Natalis Zega menjelaskan, berdasarkan keterangan klien dan bukti yang dia dapatkan, Pernyataan perusahaan yang telah mengikutsertakan Kliennya dalam program BPJS Kesehatan dan BPJS Ketenagakerjaan tidak benar, “Klien kami tidak pernah menerima kartu berobat dan kartu Jamsostek yang dimaksud, lebih ironisnya, dalam slip gaji pekerja, ada pemotongan dari upah setiap bulannya, sementara pekerja tidak pernah menerima kartu berobat dan Jamsostek”.
“Upah pekerja setiap bulannya dipotong untuk iuran BPJS kesehatan dan Jamsostek, sementara pekerja tidak pernah diberikan kartunya, ini termasuk penggelapan hak pekerja ini,” sesalnya.
Natalis menjelaskan, “berdasarkan keterangan kliennya, Selain hak-hak normatif lainnya yang tidak dipenuhi oleh perusahaan, salinan kontrak kerja pun tidak pernah diberikan kepada karyawan.
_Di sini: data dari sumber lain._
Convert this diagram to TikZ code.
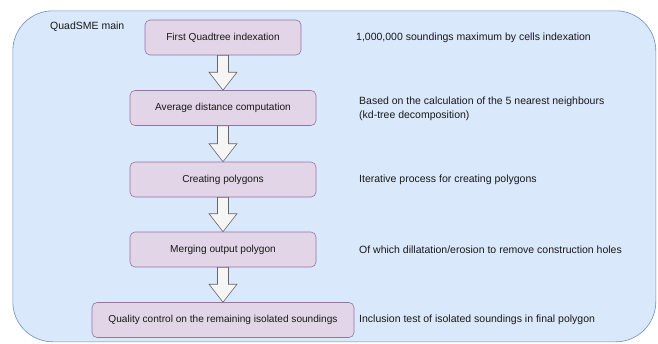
\documentclass[tikz,border=0pt]{standalone}
\usepackage{fontspec}
\setmainfont{Liberation Sans}
\usetikzlibrary{calc}
\definecolor{contfill}{HTML}{DAE8FC}
\definecolor{contline}{HTML}{6C8EBF}
\definecolor{boxfill}{HTML}{E1D5E7}
\definecolor{boxline}{HTML}{9673A6}
\definecolor{arrfill}{HTML}{F5F5F5}
\definecolor{arrline}{HTML}{666666}
\tikzset{
  stepbox/.style={draw=boxline, fill=boxfill, rounded corners=5pt, line width=0.6pt,
    minimum height=35pt, inner sep=0pt, font=\fontsize{10.1}{12}\selectfont, text=black!90},
  note/.style={anchor=west, inner sep=0pt, font=\fontsize{10.5}{14}\selectfont, text=black!90, align=left},
  blockarrow/.style={draw=arrline, fill=arrfill, line width=0.6pt, line join=miter}
}
\newcommand{\blockarr}[2]{%
  \draw[blockarrow] let \p1=(#1.south), \p2=(#2.north) in
    (\x1-5.5pt,\y1) -- (\x1+5.5pt,\y1) -- (\x1+5.5pt,\y2+18pt) -- (\x1+14pt,\y2+18pt)
    -- (\x1,\y2) -- (\x1-14pt,\y2+18pt) -- (\x1-5.5pt,\y2+18pt) -- cycle;}
\begin{document}
\begin{tikzpicture}[x=1pt,y=-1pt]
\useasboundingbox (0,0) rectangle (658,343);
\node[draw=contline, fill=contfill, rounded corners=40pt, line width=0.6pt, minimum width=643pt, minimum height=331pt, anchor=north west, inner sep=0pt] (cont) at (12.5,10.5) {};
\node[anchor=west, inner sep=0pt, font=\fontsize{10.5}{12}\selectfont, text=black!90] (title) at (50,27) {QuadSME main};
\node[stepbox, minimum width=156pt] (b1) at (223,37.5) {First Quadtree indexation};
\node[stepbox, minimum width=186pt] (b2) at (223,108) {Average distance computation};
\node[stepbox, minimum width=186pt] (b3) at (223,179.5) {Creating polygons};
\node[stepbox, minimum width=186pt] (b4) at (223,249.5) {Merging output polygon};
\node[stepbox, minimum width=262pt] (b5) at (223,320) {Quality control on the remaining isolated soundings};
\blockarr{b1}{b2}
\blockarr{b2}{b3}
\blockarr{b3}{b4}
\blockarr{b4}{b5}
\node[note] (n1) at (356,38) {1,000,000 soundings maximum by cells indexation};
\node[note] (n2) at (359,109) {Based on the calculation of the 5 nearest neighbours\\(kd-tree decomposition)};
\node[note] (n3) at (359,179.5) {Iterative process for creating polygons};
\node[note] (n4) at (359,249.5) {Of which dillatation/erosion to remove construction holes};
\node[note] (n5) at (359,320) {Inclusion test of isolated soundings in final polygon};
\end{tikzpicture}
\end{document}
Pembayaran upah pun sudah menjadi tradisi bagi pekerja disini apabila upah tertunda pembayarannya satu atau dua bulan baru diterima.untuk itu sangat diperlukan kehadiran pemerintah, khususnya pihak pengawasan dinas tenaga kerja dan anggota DPRD untuk mengevaluasi perusahaan yang diketahuinya tidak memiliki plang nama tersebut.
“Setelah saya menindaklanjuti persoalan ini dan mendatangai perusahaan 20 Juni 2022 lalu, pada malam harinya, pihak perusahaan baru datang ke rumah korban, berarti pihak perusahaan tidak akan pernah mempertanyakan kondisi korban jikalau pihaknya tidak melakukan upaya hukum?” katanya.
Kehadiran pihak perusahaan tersebut hanya membesuk tanpa ada memberikan solusi dalam pengobatan Fanongoni Ndraha. Selanjutnya pihak perusahaan pun memberikan surat anjuran kepada korban untuk berobat ke klinik terdekat pada tanggal 25 Juni 2022 dan surat anjuran berobat kedua pada tanggal 29 Juni 2022, mengapa tidak pada peristiwa kejadian pihak perusahaan memberikan surat tersebut ?, Sebulan setelah peristiwa kejadian baru diberikan surat rujukan berobat, ini kan sangat aneh !,” Sesalnya.
Natalis Zega: “Kondisi korban saat ini sangat memprihatinkan, hidup menumpang dengan keluarga paman yang hanya seorang kuli bangunan”.
Natalis Zega menjelaskan, saat ini kondisi korban Fanongoni Ndraha sangat memprihatinkan, selain kondisi luka kaki kanannya yang hampir membusuk, kondisi ekonomi keluarga untuk menghidupi istri dan tiga anaknya pun sudah memberatkan. Demi meminimalisir pengeluaran rumah kontrakan, saat ini, Kliennya tersebut pun terpaksa menumpang hidup di rumah keluarga pamannya yang hanya berprofesi sebagai kuli bangunan.
“Jadi terkait permintaan kompensasi Rp600 juta yang dimaksudkan olehnya, karena tidak adanya itikad baik dari pihak perusahan mulai terjadinya kecelakaan kerja, nilai seperti itu sudah sangat murah bila dibandingkan dengan Keselamatan jiwa klien kami,” katanya.